If ATM withdrawals define the extent of your banking
relationship, start working on establishing more human contacts at
your bank. Months before you start your business, visit your local
branch manager or business banker, and introduce yourself and your
business plan. The description should be brief, but be sure to
mention your interest in developing a small-business-friendly
banking relationship.
Expanding your network might also turn up some unexpected
answers to financing needs while helping you fine-tune your
business strategy. Jan Norman, a small-business expert and author
of What No One Ever Tells You About Financing Your Own
Business, suggests contacting business owners in similar fields
to gauge the market for your idea, preferably companies big enough
not to feel a competitive threat. If local competitors balk, try
reaching out to other geographic areas. While this might not lead
to an investment, entrepreneurs often gain useful tips, says
Norman, such as the names of equipment leasing agents or suppliers
who will give favorable terms to young companies.

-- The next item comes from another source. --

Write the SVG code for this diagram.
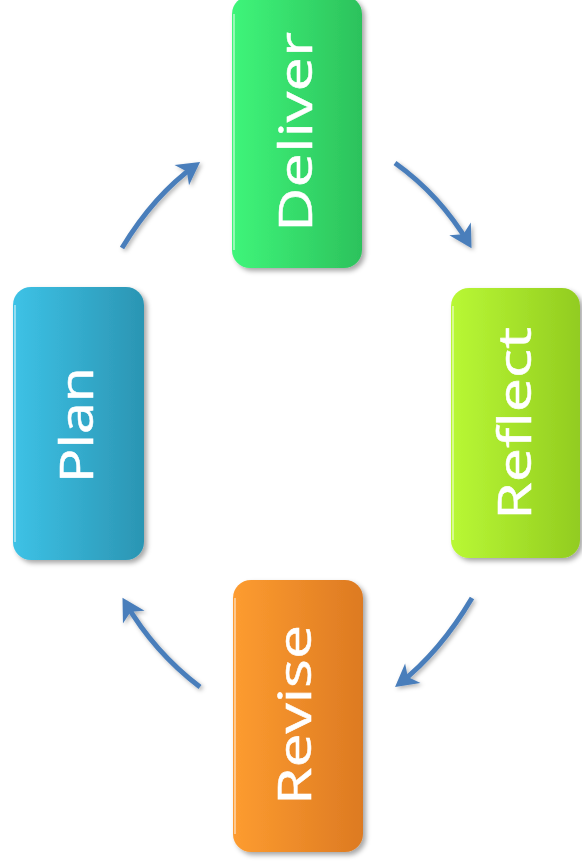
<svg xmlns="http://www.w3.org/2000/svg" width="582" height="867" viewBox="0 0 582 867">
<style>
.lbl{font-family:"Open Sans","DejaVu Sans",sans-serif;font-size:46px;fill:#ffffff;stroke:#ffffff;stroke-width:0.5}
.arr{fill:none;stroke:#4a7ebb;stroke-width:5;filter:url(#ash)}
.box{filter:url(#bsh)}
.hl{fill:none;stroke:#ffffff;stroke-opacity:0.45;stroke-width:2}
</style>
<defs>
<filter id="bsh" x="-10%" y="-10%" width="125%" height="125%">
<feDropShadow dx="3" dy="3" stdDeviation="2.5" flood-color="#000" flood-opacity="0.35"/>
</filter>
<filter id="ash" x="-30%" y="-30%" width="160%" height="160%">
<feDropShadow dx="2" dy="2" stdDeviation="2" flood-color="#000" flood-opacity="0.3"/>
</filter>
<linearGradient id="gG" x1="0" x2="1" y1="0" y2="0"><stop offset="0" stop-color="#3ff57a"/><stop offset="1" stop-color="#2cc25c"/></linearGradient>
<linearGradient id="gB" x1="0" x2="1" y1="0" y2="0"><stop offset="0" stop-color="#3dc2e6"/><stop offset="1" stop-color="#2b95b3"/></linearGradient>
<linearGradient id="gY" x1="0" x2="1" y1="0" y2="0"><stop offset="0" stop-color="#b9f835"/><stop offset="1" stop-color="#92cc20"/></linearGradient>
<linearGradient id="gO" x1="0" x2="1" y1="0" y2="0"><stop offset="0" stop-color="#fd9c30"/><stop offset="1" stop-color="#dd7a22"/></linearGradient>
<marker id="ah" markerUnits="userSpaceOnUse" markerWidth="30" markerHeight="30" viewBox="-16 -12 22 24" refX="0" refY="0" orient="auto">
<path d="M-14,-10 L4,0 L-14,10 L-9,0 z" fill="#4a7ebb"/>
</marker>
</defs>
<g id="connectors">
<path class="arr" d="M122,248 Q154,195 196,165" marker-end="url(#ah)"/>
<path class="arr" d="M395,163 Q440,195 469,244" marker-end="url(#ah)"/>
<path class="arr" d="M472,598 Q440,652 399,684" marker-end="url(#ah)"/>
<path class="arr" d="M200,687 Q154,652 125,602" marker-end="url(#ah)"/>
</g>
<g id="deliver">
<rect class="box" x="232" y="-4" width="130" height="272" rx="18" fill="url(#gG)"/>
<path class="hl" d="M234,14 V250"/>
<text class="lbl" transform="translate(312,232) rotate(-90)" textLength="200" lengthAdjust="spacingAndGlyphs">Deliver</text>
</g>
<g id="plan">
<rect class="box" x="13" y="287" width="131" height="273" rx="18" fill="url(#gB)"/>
<path class="hl" d="M15,305 V542"/>
<text class="lbl" transform="translate(93,483) rotate(-90)" textLength="116" lengthAdjust="spacingAndGlyphs">Plan</text>
</g>
<g id="reflect">
<rect class="box" x="451" y="288" width="129" height="270" rx="18" fill="url(#gY)"/>
<path class="hl" d="M453,306 V540"/>
<text class="lbl" transform="translate(531,520) rotate(-90)" textLength="193" lengthAdjust="spacingAndGlyphs">Reflect</text>
</g>
<g id="revise">
<rect class="box" x="233" y="580" width="130" height="272" rx="18" fill="url(#gO)"/>
<path class="hl" d="M235,598 V834"/>
<text class="lbl" transform="translate(311,805) rotate(-90)" textLength="180" lengthAdjust="spacingAndGlyphs">Revise</text>
</g>
</svg>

Other sources for reaching out to business owners are trade
association meetings, local chambers of commerce, rotary clubs, new
entrepreneur forums, business breakfasts and business-school
lectures open to the public. "Every community has its
network," says Thomas C. Kinnear, executive director of the
Zell Lurie Institute for Entrepreneurial Studies at the University
of Michigan, Ann Arbor's Ross School of Business. "You
have to get to know the people who know the people in it."
A less conventional means to funding a business can be
business-plan competitions, often sponsored by municipal economic
development agencies and universities. Companies with unique ideas
and ironclad business plans make the best candidates. Jay and Vicki
Perdue, both 51, owners of Amarillo, Texas-based Pedal-Paddle Inc.,
the eponymous name for the company's land and water bicycle,
won $75,000 in the 2004 Amarillo Enterprise Challenge. They credit
the competition with helping them revamp their business plan after
their first submission failed in 2003. "We had a better idea
of the cost, how to make better projections and where our market
was," says Vicki.
Each funding source will have its own criteria for judging a
business, but David Terry, associate director of West Texas A&M
University's Enterprize Network in Amarillo, which administers
the Amarillo Enterprise Challenge for the city's economic
development corporation, lists some rules for developing a winning
business plan, regardless of the potential funder. Your plan should
clearly describe:
- How your business solves a problem
- How competitors solve the problem
- Who your potential customers are
- How your company makes money
- Your three- to five-year forecast of revenue and expenses
The last bullet gets the most attention from lenders and
investors, so the more detail you can provide, the better. This is
often the toughest challenge for entrepreneurs. "It's
time-consuming," says Jerry Ezell, 33, owner of SFS
Fabrication, a metal fabrication and wholesale office-supply
company in Tulsa, Oklahoma. "If you're not a Ph.D. in
finance, get a counselor to do it the right way."